WHAT THIS TASK INVOLVES = Return exactly and only these lines: the first of the listing through the one containing "const eq = equalityX.map((x, i)".

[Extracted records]
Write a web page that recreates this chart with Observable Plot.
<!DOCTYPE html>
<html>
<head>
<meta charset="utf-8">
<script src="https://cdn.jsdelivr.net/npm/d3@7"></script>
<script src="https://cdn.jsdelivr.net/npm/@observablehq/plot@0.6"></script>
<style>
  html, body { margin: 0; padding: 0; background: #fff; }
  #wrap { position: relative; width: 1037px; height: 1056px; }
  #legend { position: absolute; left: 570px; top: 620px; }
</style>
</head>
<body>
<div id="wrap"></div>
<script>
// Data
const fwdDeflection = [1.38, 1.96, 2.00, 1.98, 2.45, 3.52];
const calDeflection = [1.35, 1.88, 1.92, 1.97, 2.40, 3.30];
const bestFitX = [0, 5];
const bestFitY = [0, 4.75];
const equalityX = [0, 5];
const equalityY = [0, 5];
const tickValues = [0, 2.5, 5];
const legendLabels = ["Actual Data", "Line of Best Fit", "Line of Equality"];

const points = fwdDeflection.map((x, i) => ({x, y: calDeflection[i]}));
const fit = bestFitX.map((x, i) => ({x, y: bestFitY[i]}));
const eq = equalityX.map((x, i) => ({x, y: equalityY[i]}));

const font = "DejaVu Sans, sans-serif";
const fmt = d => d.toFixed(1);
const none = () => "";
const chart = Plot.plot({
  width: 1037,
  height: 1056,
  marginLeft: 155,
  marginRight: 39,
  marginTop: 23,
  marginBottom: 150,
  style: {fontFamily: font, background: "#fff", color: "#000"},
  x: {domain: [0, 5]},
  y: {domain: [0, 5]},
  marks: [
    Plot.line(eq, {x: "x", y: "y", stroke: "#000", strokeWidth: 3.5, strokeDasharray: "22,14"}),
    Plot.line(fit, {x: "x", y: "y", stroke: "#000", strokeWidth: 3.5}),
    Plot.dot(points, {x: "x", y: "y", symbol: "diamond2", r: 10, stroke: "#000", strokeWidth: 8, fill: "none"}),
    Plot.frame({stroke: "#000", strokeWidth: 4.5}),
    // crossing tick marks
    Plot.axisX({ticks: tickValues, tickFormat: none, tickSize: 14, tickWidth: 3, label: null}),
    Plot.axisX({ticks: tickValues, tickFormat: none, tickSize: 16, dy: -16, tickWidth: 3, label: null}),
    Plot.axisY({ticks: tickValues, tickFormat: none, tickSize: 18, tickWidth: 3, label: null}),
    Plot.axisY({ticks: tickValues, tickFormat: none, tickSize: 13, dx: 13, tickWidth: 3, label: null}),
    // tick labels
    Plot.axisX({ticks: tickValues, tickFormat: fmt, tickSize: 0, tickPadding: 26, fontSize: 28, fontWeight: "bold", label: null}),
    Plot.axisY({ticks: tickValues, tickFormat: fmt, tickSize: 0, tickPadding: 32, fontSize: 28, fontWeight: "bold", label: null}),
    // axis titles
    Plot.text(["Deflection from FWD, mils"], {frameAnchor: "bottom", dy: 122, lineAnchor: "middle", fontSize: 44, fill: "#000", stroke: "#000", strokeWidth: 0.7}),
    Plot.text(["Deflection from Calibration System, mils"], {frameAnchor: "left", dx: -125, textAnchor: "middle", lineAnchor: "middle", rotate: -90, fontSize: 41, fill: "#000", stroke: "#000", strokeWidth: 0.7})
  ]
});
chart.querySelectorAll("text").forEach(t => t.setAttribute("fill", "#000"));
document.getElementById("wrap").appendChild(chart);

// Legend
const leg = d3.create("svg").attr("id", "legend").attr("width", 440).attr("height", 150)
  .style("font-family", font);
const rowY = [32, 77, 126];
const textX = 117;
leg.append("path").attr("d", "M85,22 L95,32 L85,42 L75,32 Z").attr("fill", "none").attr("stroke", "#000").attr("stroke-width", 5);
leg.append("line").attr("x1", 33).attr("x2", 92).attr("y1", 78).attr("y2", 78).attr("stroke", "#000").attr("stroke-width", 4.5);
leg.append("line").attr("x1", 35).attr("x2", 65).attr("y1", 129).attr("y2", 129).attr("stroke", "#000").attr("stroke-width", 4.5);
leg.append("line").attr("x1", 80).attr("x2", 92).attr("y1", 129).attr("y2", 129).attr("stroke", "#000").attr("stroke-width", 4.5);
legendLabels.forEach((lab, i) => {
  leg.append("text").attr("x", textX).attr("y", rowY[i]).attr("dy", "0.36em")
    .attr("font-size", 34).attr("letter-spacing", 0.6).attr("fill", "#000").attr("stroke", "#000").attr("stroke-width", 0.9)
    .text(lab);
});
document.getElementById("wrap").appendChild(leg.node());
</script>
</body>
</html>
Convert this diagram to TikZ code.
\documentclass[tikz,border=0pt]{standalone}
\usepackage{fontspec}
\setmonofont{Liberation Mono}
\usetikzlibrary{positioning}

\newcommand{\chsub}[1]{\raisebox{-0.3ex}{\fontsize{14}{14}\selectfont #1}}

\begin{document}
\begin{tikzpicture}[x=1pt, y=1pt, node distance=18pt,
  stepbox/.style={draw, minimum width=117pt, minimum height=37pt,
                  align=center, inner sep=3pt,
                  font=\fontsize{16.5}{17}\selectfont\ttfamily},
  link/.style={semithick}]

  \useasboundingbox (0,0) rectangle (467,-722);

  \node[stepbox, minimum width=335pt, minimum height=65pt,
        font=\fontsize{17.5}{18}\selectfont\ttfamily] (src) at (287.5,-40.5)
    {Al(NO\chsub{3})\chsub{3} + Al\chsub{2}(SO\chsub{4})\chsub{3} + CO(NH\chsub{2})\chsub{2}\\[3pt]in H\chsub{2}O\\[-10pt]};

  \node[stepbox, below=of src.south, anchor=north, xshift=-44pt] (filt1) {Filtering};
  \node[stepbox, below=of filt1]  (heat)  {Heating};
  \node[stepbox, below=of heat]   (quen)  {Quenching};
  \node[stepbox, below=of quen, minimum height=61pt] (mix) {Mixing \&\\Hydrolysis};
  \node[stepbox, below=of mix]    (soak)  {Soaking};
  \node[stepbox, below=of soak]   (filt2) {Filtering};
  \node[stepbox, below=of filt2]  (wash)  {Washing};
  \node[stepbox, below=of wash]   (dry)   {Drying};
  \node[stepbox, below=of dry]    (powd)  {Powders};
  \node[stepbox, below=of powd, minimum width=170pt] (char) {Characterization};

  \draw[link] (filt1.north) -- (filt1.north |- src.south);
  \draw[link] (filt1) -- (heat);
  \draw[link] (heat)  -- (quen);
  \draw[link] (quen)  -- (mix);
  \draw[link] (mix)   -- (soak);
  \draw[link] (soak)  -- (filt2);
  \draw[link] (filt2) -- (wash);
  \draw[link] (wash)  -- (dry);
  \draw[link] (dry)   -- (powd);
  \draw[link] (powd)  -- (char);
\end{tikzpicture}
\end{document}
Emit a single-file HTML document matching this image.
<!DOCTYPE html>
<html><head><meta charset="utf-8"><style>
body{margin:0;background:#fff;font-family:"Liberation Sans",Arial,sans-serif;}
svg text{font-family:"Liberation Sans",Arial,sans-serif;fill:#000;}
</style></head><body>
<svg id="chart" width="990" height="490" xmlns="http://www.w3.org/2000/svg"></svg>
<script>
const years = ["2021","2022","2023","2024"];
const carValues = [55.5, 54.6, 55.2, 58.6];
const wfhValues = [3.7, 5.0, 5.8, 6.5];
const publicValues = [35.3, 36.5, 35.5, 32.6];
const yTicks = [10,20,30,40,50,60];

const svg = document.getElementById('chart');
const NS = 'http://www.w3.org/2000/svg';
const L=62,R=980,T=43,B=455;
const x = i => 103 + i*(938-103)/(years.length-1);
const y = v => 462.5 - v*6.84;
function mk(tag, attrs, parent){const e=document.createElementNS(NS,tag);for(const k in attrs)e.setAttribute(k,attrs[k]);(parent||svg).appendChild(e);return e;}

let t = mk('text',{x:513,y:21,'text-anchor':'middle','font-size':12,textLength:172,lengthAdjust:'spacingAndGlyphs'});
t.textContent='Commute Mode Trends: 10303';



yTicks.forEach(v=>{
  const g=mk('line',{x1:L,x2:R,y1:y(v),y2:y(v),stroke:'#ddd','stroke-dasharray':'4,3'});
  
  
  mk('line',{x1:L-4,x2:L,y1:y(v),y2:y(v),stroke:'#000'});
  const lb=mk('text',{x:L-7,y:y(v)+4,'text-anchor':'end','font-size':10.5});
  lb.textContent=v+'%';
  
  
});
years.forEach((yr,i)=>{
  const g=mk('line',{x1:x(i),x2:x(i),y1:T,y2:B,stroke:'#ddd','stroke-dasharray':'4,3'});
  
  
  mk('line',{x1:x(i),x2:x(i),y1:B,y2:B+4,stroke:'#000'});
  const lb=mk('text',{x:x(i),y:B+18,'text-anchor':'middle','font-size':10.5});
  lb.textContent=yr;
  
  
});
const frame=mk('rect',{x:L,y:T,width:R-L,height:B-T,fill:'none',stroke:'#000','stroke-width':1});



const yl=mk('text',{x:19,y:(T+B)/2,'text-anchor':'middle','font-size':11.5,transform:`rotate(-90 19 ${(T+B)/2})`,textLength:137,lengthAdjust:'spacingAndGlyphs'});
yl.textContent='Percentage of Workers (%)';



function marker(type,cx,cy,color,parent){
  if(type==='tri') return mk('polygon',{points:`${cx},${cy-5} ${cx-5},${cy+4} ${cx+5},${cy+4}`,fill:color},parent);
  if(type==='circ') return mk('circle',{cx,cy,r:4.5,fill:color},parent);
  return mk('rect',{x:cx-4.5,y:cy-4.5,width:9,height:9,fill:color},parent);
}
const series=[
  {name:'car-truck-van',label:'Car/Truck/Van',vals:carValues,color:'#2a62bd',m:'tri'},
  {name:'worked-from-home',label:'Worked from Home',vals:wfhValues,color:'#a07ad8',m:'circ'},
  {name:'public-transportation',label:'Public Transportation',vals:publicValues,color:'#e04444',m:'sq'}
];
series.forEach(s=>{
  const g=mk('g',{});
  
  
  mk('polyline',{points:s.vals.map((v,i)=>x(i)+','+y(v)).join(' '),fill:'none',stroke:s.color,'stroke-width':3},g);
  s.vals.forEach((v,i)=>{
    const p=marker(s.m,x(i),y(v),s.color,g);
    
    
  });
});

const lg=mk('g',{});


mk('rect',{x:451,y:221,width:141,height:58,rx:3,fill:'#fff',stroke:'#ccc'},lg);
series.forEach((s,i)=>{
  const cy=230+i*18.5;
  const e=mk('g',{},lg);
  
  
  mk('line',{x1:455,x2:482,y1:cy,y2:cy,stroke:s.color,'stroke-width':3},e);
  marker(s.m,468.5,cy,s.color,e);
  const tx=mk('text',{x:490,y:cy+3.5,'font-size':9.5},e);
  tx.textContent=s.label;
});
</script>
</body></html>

RESULT OF THIS TASK =
Write a web page that recreates this chart with Observable Plot.
<!DOCTYPE html>
<html>
<head>
<meta charset="utf-8">
<script src="https://cdn.jsdelivr.net/npm/d3@7"></script>
<script src="https://cdn.jsdelivr.net/npm/@observablehq/plot@0.6"></script>
<style>
  html, body { margin: 0; padding: 0; background: #fff; }
  #wrap { position: relative; width: 1037px; height: 1056px; }
  #legend { position: absolute; left: 570px; top: 620px; }
</style>
</head>
<body>
<div id="wrap"></div>
<script>
// Data
const fwdDeflection = [1.38, 1.96, 2.00, 1.98, 2.45, 3.52];
const calDeflection = [1.35, 1.88, 1.92, 1.97, 2.40, 3.30];
const bestFitX = [0, 5];
const bestFitY = [0, 4.75];
const equalityX = [0, 5];
const equalityY = [0, 5];
const tickValues = [0, 2.5, 5];
const legendLabels = ["Actual Data", "Line of Best Fit", "Line of Equality"];

const points = fwdDeflection.map((x, i) => ({x, y: calDeflection[i]}));
const fit = bestFitX.map((x, i) => ({x, y: bestFitY[i]}));
const eq = equalityX.map((x, i) => ({x, y: equalityY[i]}));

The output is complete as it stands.